Aus des Vorhangs Falten

● 2023 ● Elektrohalle Rhomberg ● Salzburg (AUS)

Equally poetic, as the referenced poem of Rilke in the exhibition title, artist Eliza Wagener (*1994) shares intimate narratives of ambiguity. Diffuse beings in tenderly figurative manners carry ideas of threshold-like states. Hazy, they seem to find themselves neither on nor behind the canvas, but interwoven within. Their silhouetted bodies sometimes tell of volatil song lyrics, sometimes of personal memories and other times of past daydreams and nightmares. They are narratives of the liminal, of phenomena that stand at the edge of perception, finding themselves in twilight transitions and in the diffuse.

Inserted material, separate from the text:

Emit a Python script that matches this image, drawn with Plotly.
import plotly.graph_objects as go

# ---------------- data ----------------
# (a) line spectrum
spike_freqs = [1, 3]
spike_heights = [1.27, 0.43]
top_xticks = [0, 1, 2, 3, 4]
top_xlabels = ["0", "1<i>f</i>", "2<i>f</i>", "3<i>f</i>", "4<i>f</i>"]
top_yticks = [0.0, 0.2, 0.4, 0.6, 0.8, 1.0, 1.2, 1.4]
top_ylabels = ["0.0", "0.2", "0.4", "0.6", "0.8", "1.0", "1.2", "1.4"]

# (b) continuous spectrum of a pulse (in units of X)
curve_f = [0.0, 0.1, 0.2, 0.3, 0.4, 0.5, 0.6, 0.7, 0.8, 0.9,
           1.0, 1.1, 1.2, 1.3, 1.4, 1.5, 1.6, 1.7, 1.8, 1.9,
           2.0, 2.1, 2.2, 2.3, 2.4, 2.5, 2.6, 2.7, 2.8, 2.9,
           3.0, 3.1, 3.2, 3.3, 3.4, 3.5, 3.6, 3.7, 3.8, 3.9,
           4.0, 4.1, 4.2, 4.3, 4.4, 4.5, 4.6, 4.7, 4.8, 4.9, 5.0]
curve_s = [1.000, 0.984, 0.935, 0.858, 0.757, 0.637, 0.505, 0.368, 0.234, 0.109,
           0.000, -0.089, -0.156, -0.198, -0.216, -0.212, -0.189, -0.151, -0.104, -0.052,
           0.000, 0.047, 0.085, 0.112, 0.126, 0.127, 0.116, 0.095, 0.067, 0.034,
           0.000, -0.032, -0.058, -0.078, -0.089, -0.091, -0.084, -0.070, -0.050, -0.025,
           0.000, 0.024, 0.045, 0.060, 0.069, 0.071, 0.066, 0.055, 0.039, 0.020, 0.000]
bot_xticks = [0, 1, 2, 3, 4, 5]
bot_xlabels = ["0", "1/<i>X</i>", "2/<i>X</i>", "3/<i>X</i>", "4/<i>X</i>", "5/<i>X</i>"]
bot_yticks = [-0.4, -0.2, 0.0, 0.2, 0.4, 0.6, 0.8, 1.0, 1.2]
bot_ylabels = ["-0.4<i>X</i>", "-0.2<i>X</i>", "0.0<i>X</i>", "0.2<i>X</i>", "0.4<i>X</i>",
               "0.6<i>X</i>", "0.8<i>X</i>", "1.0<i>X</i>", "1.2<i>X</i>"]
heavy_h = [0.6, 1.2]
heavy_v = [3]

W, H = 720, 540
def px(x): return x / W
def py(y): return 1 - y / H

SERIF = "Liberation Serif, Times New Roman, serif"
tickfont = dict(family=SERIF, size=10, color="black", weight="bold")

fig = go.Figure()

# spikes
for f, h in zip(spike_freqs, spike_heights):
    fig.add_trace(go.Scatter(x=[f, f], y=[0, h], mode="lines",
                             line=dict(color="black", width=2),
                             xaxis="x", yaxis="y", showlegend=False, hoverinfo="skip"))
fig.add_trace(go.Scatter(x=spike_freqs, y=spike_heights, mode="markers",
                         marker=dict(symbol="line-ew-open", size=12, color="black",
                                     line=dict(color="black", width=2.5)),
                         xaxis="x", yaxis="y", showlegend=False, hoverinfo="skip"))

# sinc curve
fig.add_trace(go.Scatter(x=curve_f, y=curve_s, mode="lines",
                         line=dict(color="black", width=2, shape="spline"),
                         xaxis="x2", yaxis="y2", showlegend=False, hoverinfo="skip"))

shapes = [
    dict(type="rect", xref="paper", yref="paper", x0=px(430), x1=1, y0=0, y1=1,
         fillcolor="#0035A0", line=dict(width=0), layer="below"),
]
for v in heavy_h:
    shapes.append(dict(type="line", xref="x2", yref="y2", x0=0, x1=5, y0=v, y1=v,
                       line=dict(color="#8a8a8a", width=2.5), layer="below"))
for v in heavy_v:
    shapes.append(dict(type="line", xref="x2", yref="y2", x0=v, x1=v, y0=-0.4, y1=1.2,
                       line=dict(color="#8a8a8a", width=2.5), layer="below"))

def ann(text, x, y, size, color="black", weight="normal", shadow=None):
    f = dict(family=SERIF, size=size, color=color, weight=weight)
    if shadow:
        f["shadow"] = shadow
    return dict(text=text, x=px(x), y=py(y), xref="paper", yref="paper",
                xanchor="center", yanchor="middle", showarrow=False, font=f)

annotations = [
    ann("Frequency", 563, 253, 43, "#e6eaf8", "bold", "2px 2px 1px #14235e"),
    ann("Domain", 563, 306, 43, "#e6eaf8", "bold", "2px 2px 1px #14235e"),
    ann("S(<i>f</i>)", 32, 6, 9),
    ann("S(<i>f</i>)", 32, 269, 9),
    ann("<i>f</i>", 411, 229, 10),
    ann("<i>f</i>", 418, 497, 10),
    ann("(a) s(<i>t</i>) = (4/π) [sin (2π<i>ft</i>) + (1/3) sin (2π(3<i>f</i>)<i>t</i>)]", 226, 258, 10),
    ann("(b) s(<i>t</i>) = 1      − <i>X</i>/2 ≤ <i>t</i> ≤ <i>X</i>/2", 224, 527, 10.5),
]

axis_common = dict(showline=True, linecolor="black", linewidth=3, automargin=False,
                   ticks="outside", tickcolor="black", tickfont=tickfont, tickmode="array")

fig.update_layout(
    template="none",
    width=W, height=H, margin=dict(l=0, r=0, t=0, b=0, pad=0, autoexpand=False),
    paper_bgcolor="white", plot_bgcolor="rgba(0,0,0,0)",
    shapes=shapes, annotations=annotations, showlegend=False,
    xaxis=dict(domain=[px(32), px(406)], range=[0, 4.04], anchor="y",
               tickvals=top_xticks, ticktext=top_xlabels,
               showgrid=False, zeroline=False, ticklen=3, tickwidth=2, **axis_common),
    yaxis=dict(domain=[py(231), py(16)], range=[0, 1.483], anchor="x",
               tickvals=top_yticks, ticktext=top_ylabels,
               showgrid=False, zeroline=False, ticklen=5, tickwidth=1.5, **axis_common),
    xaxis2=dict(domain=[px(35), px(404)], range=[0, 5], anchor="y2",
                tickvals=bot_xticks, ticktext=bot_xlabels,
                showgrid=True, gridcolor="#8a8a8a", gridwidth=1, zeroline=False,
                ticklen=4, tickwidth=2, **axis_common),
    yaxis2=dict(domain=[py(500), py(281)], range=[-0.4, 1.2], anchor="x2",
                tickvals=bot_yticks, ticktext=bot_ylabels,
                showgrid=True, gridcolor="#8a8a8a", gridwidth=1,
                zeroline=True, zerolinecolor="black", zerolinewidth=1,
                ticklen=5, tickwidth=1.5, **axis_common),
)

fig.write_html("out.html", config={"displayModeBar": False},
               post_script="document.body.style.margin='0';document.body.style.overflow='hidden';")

The artist, who studies at the HFBK Hamburg, relies in her works on the coincidences of her painting technique to take on them intuitively. Therefore she lets paint with a high water content flow in numerous streaks across the canvas so that the ultra-liquid glaze runs over the surface and initially creates a basic abstract, arbitrary painting field. The random traces of Wagener's formal preparation are the material dictum of the further process. On the basis of this arbitrariness, the artist's intervention brings shapes and figures out of the traces of the course.

The motifs thus created do not originate from a concrete painterly construction, such as a preliminary drawing or a previously conceived narrative concept. The artist understands her motif worlds much more as part of a found reality within the canvas. Like ghostly appearances, on the doorstep of perception, they seem to manifest themselves only for a period of time, like semi-transparent visitors. Melancholic in fairytale-like images, they link up with Wagener's personal emotional world. This state is now permanent, even if it continues to appear fragile and elusive due to the impression of visual noise that has been created. The renunciation of gender or other identitary attributions within the world of characters also works towards this appearance.

What Eliza Wagener brings forth in her paintings is interpreted by her as what the canvas somehow already contained and secretly hid. Like Rilke's night, which digs through the dark folds of curtains to grasp for delight in the trace of the forgotten, it almost seems as if everything painted - the figures, the bodies and the ghostly beings - had been there long before. As if it only needed the painter's tender care to quietly bring them out of the depths of the canvas.